What is the Meaning of Communication
Communication has deep meanings for human society. It transforms one’s inner thoughts and feelings into exterior forms of expression that the other party receives and interprets.
Communication is the act of transferring information between two parties (sender and receiver) using speech, signs, writing, or graphical representations.
All living beings on this planet have developed a way to communicate. As social beings, humans found ways to calibrate their interpersonal communication channels to ensure their survival and mutual understanding’s needs.
Learning how to become effective communicators helps strengthen the communication cord between the involved parties.
Although the exchange of information can be viewed as a simple act of sharing, communication is, in fact, a widely complex process that involves successfully transmitting or imparting the desired message, information, idea, or emotion.
Components of communication
The three main elements that every communication processes have are:
The sender is the one who encodes the message, while the receiver decodes it as best as it can.
While the sender is usually one entity, the receiver can be represented by one or multiple entities forming a group of receivers.

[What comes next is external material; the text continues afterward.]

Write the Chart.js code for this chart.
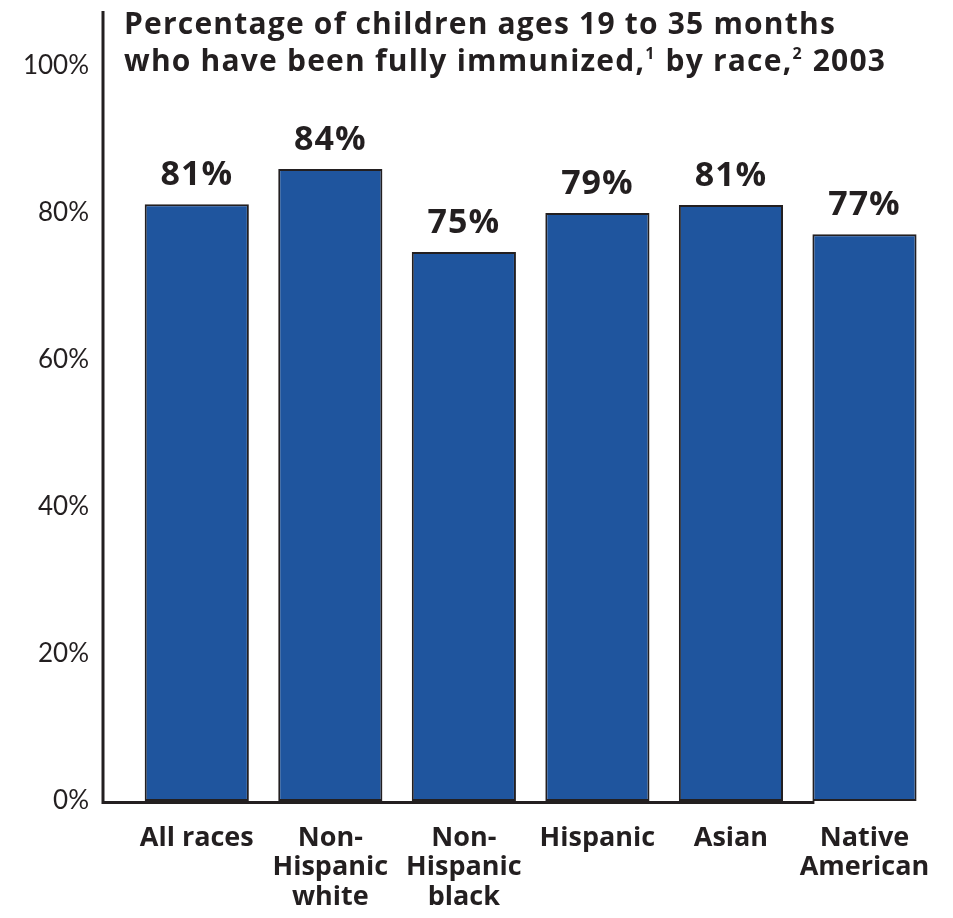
<!DOCTYPE html>
<html>
<head>
<meta charset="utf-8">
<script src="https://cdn.jsdelivr.net/npm/chart.js@4"></script>
<style>
    html, body { margin: 0; padding: 0; background: #fff; }
    canvas { display: block; }
</style>
</head>
<body>
<canvas id="immunizationChart" width="953" height="918"></canvas>
<script>
// Data
const categories = [
    ['All races'],
    ['Non-', 'Hispanic', 'white'],
    ['Non-', 'Hispanic', 'black'],
    ['Hispanic'],
    ['Asian'],
    ['Native', 'American']
];
// bar heights as drawn in the reference
const barValues = [81.2, 86, 74.7, 80, 81.1, 77.1];
// percentages printed above the bars
const valueLabels = ['81%', '84%', '75%', '79%', '81%', '77%'];
const yTicks = [0, 20, 40, 60, 80, 100];

const titleLine1 = 'Percentage of children ages 19 to 35 months';
const titleLine2 = [
    { text: 'who have been fully immunized,' },
    { text: '1', sup: true },
    { text: ' by race,' },
    { text: '2', sup: true },
    { text: ' 2003' }
];

const INK = '#231f20';
const BAR_BLUE = '#1f559e';
const BOLD_FONT = '"Open Sans", Lato, sans-serif';
const TICK_FONT = 'Lato, "Open Sans", sans-serif';

document.addEventListener('DOMContentLoaded', function() {
    // Axis lines, value labels and title
    const chromePlugin = {
        id: 'chrome',
        beforeDatasetsDraw(chart) {
            const ctx = chart.ctx;
            const area = chart.chartArea;
            const zeroY = chart.scales.y.getPixelForValue(0);
            const axisX = area.left - 27;
            const lastBar = chart.getDatasetMeta(0).data[categories.length - 1];
            ctx.save();
            ctx.strokeStyle = INK;
            ctx.lineWidth = 3;
            ctx.beginPath();
            ctx.moveTo(axisX, 11);
            ctx.lineTo(axisX, zeroY + 3);
            ctx.moveTo(axisX - 1.5, zeroY + 1.5);
            ctx.lineTo(lastBar.x - lastBar.width / 2 + 2, zeroY + 1.5);
            ctx.stroke();
            ctx.restore();
        },
        afterDatasetsDraw(chart) {
            const ctx = chart.ctx;
            const meta = chart.getDatasetMeta(0);
            ctx.save();
            ctx.fillStyle = INK;
            ctx.font = 'bold 34px ' + BOLD_FONT;
            ctx.letterSpacing = '1px';
            ctx.textAlign = 'center';
            ctx.textBaseline = 'alphabetic';
            meta.data.forEach((bar, i) => {
                ctx.fillText(valueLabels[i], bar.x, bar.y - 19);
            });
            ctx.restore();
        },
        afterDraw(chart) {
            const ctx = chart.ctx;
            const x0 = chart.chartArea.left - 6;
            ctx.save();
            ctx.fillStyle = INK;
            ctx.textAlign = 'left';
            ctx.textBaseline = 'alphabetic';
            ctx.letterSpacing = '1.2px';
            ctx.font = 'bold 30px ' + BOLD_FONT;
            ctx.fillText(titleLine1, x0, 34);
            let x = x0;
            titleLine2.forEach(part => {
                ctx.font = (part.sup ? 'bold 16px ' : 'bold 30px ') + BOLD_FONT;
                ctx.fillText(part.text, x, part.sup ? 59 : 71);
                x += ctx.measureText(part.text).width + (part.sup ? 1 : 0);
            });
            ctx.restore();
        }
    };

    const ctx = document.getElementById('immunizationChart').getContext('2d');
    const immunizationChart = new Chart(ctx, {
        type: 'bar',
        data: {
            labels: categories,
            datasets: [{
                data: barValues,
                backgroundColor: BAR_BLUE,
                borderColor: INK,
                borderWidth: 2,
                borderSkipped: false,
                categoryPercentage: 1,
                barPercentage: 0.78
            }]
        },
        options: {
            responsive: false,
            animation: false,
            layout: {
                padding: { top: 66, right: 21, bottom: 0, left: 0 }
            },
            plugins: {
                legend: { display: false },
                tooltip: { enabled: false },
                title: { display: false }
            },
            scales: {
                x: {
                    grid: { display: false, drawTicks: false },
                    border: { display: false },
                    ticks: {
                        color: INK,
                        padding: 22,
                        maxRotation: 0,
                        autoSkip: false,
                        font: { family: BOLD_FONT, size: 27, weight: 'bold', lineHeight: 1.1 }
                    },
                    afterFit(scale) {
                        scale.height = 117;
                    }
                },
                y: {
                    min: 0,
                    max: 100,
                    grid: { display: false, drawTicks: false },
                    border: { display: false },
                    afterBuildTicks(scale) {
                        scale.ticks = yTicks.map(v => ({ value: v }));
                    },
                    afterFit(scale) {
                        scale.width = 130;
                    },
                    ticks: {
                        color: INK,
                        padding: 41,
                        font: { family: TICK_FONT, size: 26, weight: 'normal' },
                        callback: function(value) {
                            return value + '%';
                        }
                    }
                }
            }
        },
        plugins: [chromePlugin]
    });
});
</script>
</body>
</html>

Often, the receiver may have a completely different understanding of the message than the sender’s original concept of the information sent. Additionally, persons from the receiver group may have different interpretations of the same received message depending on a series of factors like:
- levels of emotional intelligence,
- levels of active listening,
- perception of the tone of voice
- interpersonal skills
- personal barriers to effective communication
The receiver engages in the communication through feedback either during the message's conveyance or afterward.
In addition to the mandatory presence of a sender, message, and receiver, there are other factors that define a propper communication process.
The context of the message, the environment, and the rate of potential interferences that could alter the message need to be considered.
Depending on the level of interaction and feedback that the sender collects from the receiver, the sender can adjust its message for optimal delivery.
Communication can be widely categorized in:
Verbal communication - any type of spoken information (face-to-face, radio, telephone, television, video-call)
Non-verbal communication - from gestures, body language to how one dresses, non-verbal communication can be found in many subtle details that the sender embodies. Non-verbal communication can also be perceived from unconscious emotional states and moods.
Written communication - represents all forms of information transfer, including letters, e-mails, social media, books, magazines, the Internet, and other media outlets.
Visual communication - from logos to graphs and charts, maps to paintings; visual communication is one of the oldest forms of transmitting information into the world.
A communication channel is a medium through which information is shared with an audience.
Choosing a suitable communication channel is a vital aspect of communication that directly impacts the effectiveness of the information transfer. Depending on the type of communication, the channels can be categorized in:
- Face-to-face conversations
- Phone calls
- Video calls
- Text messages
- Written letters
- Chats and messaging
- Formal written documents (brochures, reports)
Depending on the style of communication, the channels can be categorized in:
- Formal (newsletters, business plans, instructions, annual reports, agreements, board presentations, contracts, regulations).
- Informal (personal letters or emails, greetings or holiday cards, weather, news).
- Unnoficial channels (general talk, rumors, sharing of social news, general chat).
The success rate of accurately transmitting the intended meaning of information is dependent not only on the form of communication and the channel but also on the level of communication skill the sender possesses.
Communication process steps
According to Stephen W. Littlejohn & Karen A. Foss in Definitions of Communication from Encyclopedia of Communication Theory, communication is commonly used to refer to a wide range of different behaviors (broadly: "the transfer of information").
A communication process embodies a set of steps:
- Establishing the motivation or reason for sharing the information
- Elaborating the essence of the information through message composition
- Encoding the message
- Transmitting the information through the chosen channel
- Receiving the message
- Decoding the reassembled encoded message
- Interpreting the presumed original message
Depending on the model of communication, the information makes its way from the sender to the receiver and enacts upon the audience a certain level of feedback or intended action.
For example, the transactional model of communication aims at sharing the information between the interlocutors, having both parties interchange the roles of sender and receiver, keeping the focus on the message.
In comparison, the interactive communication model focuses upon feedback in addition to the target of the message.
In conclusion, communication is a vital part of human life, impacting society at its core. Communication facilitates the sharing of information and the development of human relationships.